La garde des Sceaux Nicole Belloudet pendant les débats à l’Assemblée nationale. | FRANCOIS GUILLOT / AFP

C’était l’une des promesses du candidat Emmanuel Macron au cours d’une campagne marquée par les affaires. Après une semaine chaotique marquée par quasiment 50 heures de débat et l’examen de plus de 800 amendements, les députés ont adopté dans la nuit du vendredi 28 au samedi 29 juillet le projet de loi ordinaire visant à restaurer « la confiance dans la vie politique » par 319 voix contre 4, puis le projet organique, avec 203 voix contre 37.

Préparée par l’ex-garde des Sceaux François Bayrou, justement contraint de quitter le gouvernement par l’affaire des collaborateurs d’eurodéputés Modem, la panoplie des mesures est vaste : interdiction des emplois familiaux, inégibilité (en cas de crimes ou d’infractions traduisant un manquement à la probité), conflit d’intérêt (les parlementaires ne pourront plus exercer des fonctions de conseil en cours de mandat), remplacement de l’indemnité représentative de frais de mandat par un nouveau système de prise en charge des frais, retour du « verrou de Bercy » qui donne au ministère de l’économie le monopole des poursuites pénales en matière de fraude fiscale.

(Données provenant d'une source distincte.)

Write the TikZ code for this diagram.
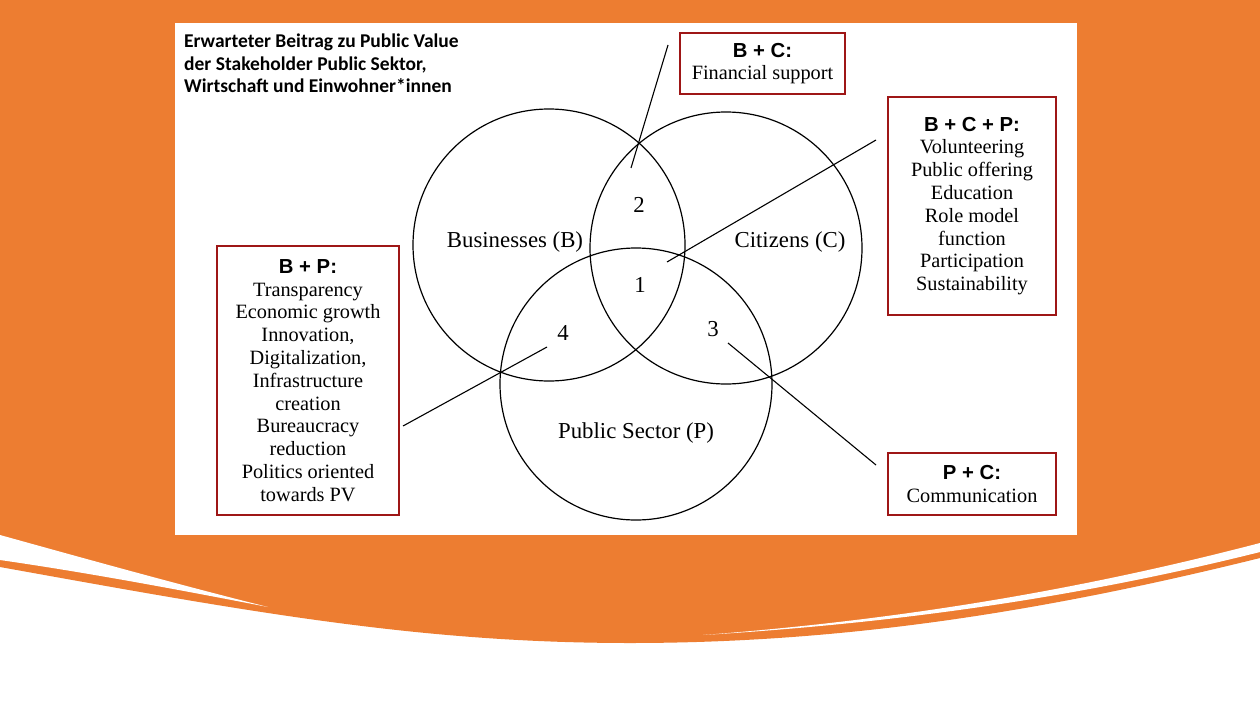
\documentclass[tikz,border=0pt]{standalone}
\usepackage{fontspec}
\setmainfont{Liberation Serif}
\newfontfamily\hfont{Liberation Sans}
\newfontfamily\tfont{Carlito}
\definecolor{orng}{RGB}{237,125,49}
\definecolor{boxred}{RGB}{158,22,22}
\begin{document}
\begin{tikzpicture}[x=1pt,y=-1pt,
  venn/.style={draw=black,line width=1.2pt,circle,minimum size=272pt,inner sep=0pt},
  lbl/.style={font=\fontsize{22.8}{25}\selectfont,inner sep=0pt},
  infobox/.style={draw=boxred,line width=2.6pt,fill=white,align=center,inner sep=0pt,
     font=\fontsize{20.3}{22.8}\selectfont},
  conn/.style={draw=black,line width=1.1pt}]
\useasboundingbox (0,0) rectangle (1260,709);
% background
\fill[white] (0,0) rectangle (1260,709);
\fill[orng] (0,0) -- (1260,0) -- (1260,558)
  .. controls (1050,610) and (850,643) .. (630,643)
  .. controls (420,643) and (250,612) .. (0,567) -- cycle;
% white slivers
\fill[white] (0,535) .. controls (90,560) and (180,585) .. (268,607)
  .. controls (180,590) and (90,573) .. (0,560) -- cycle;
\fill[white] (1260,543) .. controls (1080,590) and (900,620) .. (703,635)
  .. controls (900,623) and (1080,597) .. (1260,552) -- cycle;
% panel
\fill[white] (175,23) rectangle (1077,535);
% title
\node[anchor=north west,align=left,inner sep=0pt,font=\tfont\bfseries\fontsize{19.5}{22.5}\selectfont]
  (title) at (184,34) {Erwarteter Beitrag zu Public Value\\der Stakeholder Public Sektor,\\Wirtschaft und Einwohner*innen};
% circles
\node[venn] (B) at (549,245) {};
\node[venn] (C) at (726,248) {};
\node[venn] (P) at (636,384) {};
% labels
\node[lbl] (lB) at (515,242) {Businesses (B)};
\node[lbl] (lC) at (790,242) {Citizens (C)};
\node[lbl] (lP) at (636,433) {Public Sector (P)};
\node[lbl] (n2) at (639,205) {2};
\node[lbl] (n1) at (640,285) {1};
\node[lbl] (n4) at (563,333) {4};
\node[lbl] (n3) at (713,329) {3};
% boxes
\node[infobox,minimum width=165pt,minimum height=61pt] (bc) at (762.5,63.5)
  {{\hfont\bfseries B + C:}\\Financial support};
\node[infobox,minimum width=168pt,minimum height=218pt] (bcp) at (972,206)
  {{\hfont\bfseries B + C + P:}\\Volunteering\\Public offering\\Education\\Role model\\function\\Participation\\Sustainability};
\node[infobox,minimum width=168pt,minimum height=62pt] (pc) at (972,484)
  {{\hfont\bfseries P + C:}\\Communication};
\node[infobox,minimum width=182pt,minimum height=269pt] (bp) at (308,380.5)
  {{\hfont\bfseries B + P:}\\Transparency\\Economic growth\\Innovation,\\Digitalization,\\Infrastructure\\creation\\Bureaucracy\\reduction\\Politics oriented\\towards PV};
% connectors
\coordinate (s2) at (631,168); \coordinate (e2) at (668,45);
\coordinate (s1) at (667,262); \coordinate (e1) at (876,140);
\coordinate (s3) at (728,343); \coordinate (e3) at (876,465);
\coordinate (s4) at (547,347); \coordinate (e4) at (403,426);
\draw[conn] (s2) -- (e2);
\draw[conn] (s1) -- (e1);
\draw[conn] (s3) -- (e3);
\draw[conn] (s4) -- (e4);
\end{tikzpicture}
\end{document}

Fin de la réserve parlementaire

La suppression de la réserve parlementaire a été entérinée, non sans opposition. Souvent critiquée comme une pratique « clientéliste », cette réserve d’environ 130 millions d’euros par an allouée aux députés et sénateurs pour des subventions a été dépeinte comme un moyen « contrôlé » de soutenir collectivités et associations. Sa disparition risque de contribuer à des députés « hors sol », ajoutée au non cumul, ont plaidé certains orateurs.

Des applaudissements ont accueilli l’annonce des résultats. La ministre de la Justice Nicole Belloubet a ensuite salué « un grand acte de confiance sur lequel le gouvernement pourra s’appuyer ». Au nom du groupe REM, Paula Forteza, qui a affirmé que « malgré de nombreuses tentatives de déstabilisation, nos objectifs ont été atteints », a vanté une « étape cruciale du renouveau démocratique ».

REM et Modem ont massivement voté pour. Laurence Vichnievsky, du Modem, a vanté de « bons textes » contre des « dérives » mais « pas parfaits ni exhaustifs », d’autant qu’il « faudra du temps » pour restaurer la confiance. Elle a évoqué « quelques regrets », dont le refus de l’exécutif d’ouvrir partiellement le « verrou de Bercy ».

L’exécutif épargné par les mesures pour les Républicains

S’ils ont eu aussi voté oui, les Constructifs ont fait part de leurs réserves. Michel Zumkeller a exprimé un « vrai sentiment d’inachevé », vu « de bonnes mesures mais des lois d’ajustement de circonstances ». La socialiste Cécile Untermaier parle quant à elle de « rendez-vous manqué ».

Les députés LR regrettent de leur côté une « stigmatisation » des parlementaires et un exécutif épargné (36 pour, 11 abstentions, 4 contre dont le président Christian Jacob). « Deux engagements forts du président ont été trahis », a commenté le LR Philippe Gosselin, évoquant notamment l’obligation, abandonnée, de casier judiciaire vierge.

Insoumis, communistes et FN se sont abstenus. Jean-Luc Mélenchon admet les « turpitudes de quelques parlementaires » mais considère qu’en résumant à cet aspect « la crise politique, on ne s’intéresse pas au poids de l’argent ». Le communiste Fabien Roussel a pointé les limites d’une loi qui ne restaurera pas la confiance des Français dans leurs élus « si les injustices et inégalités perdurent ».

La semaine a été marquée par les tensions et les mises à l’épreuve de présidents de séance novices. « Tous les groupes d’opposition ont voulu tester notre capacité de résistance », estime Aurore Bergé, porte-parole REM.

Les textes déjà adoptés par le Sénat ont peu évolué à l’Assemblée. Reste maintenant aux députés et sénateurs à trouver une version commune. En cas d’échec la semaine prochaine, les textes seront réexaminés à l’automne.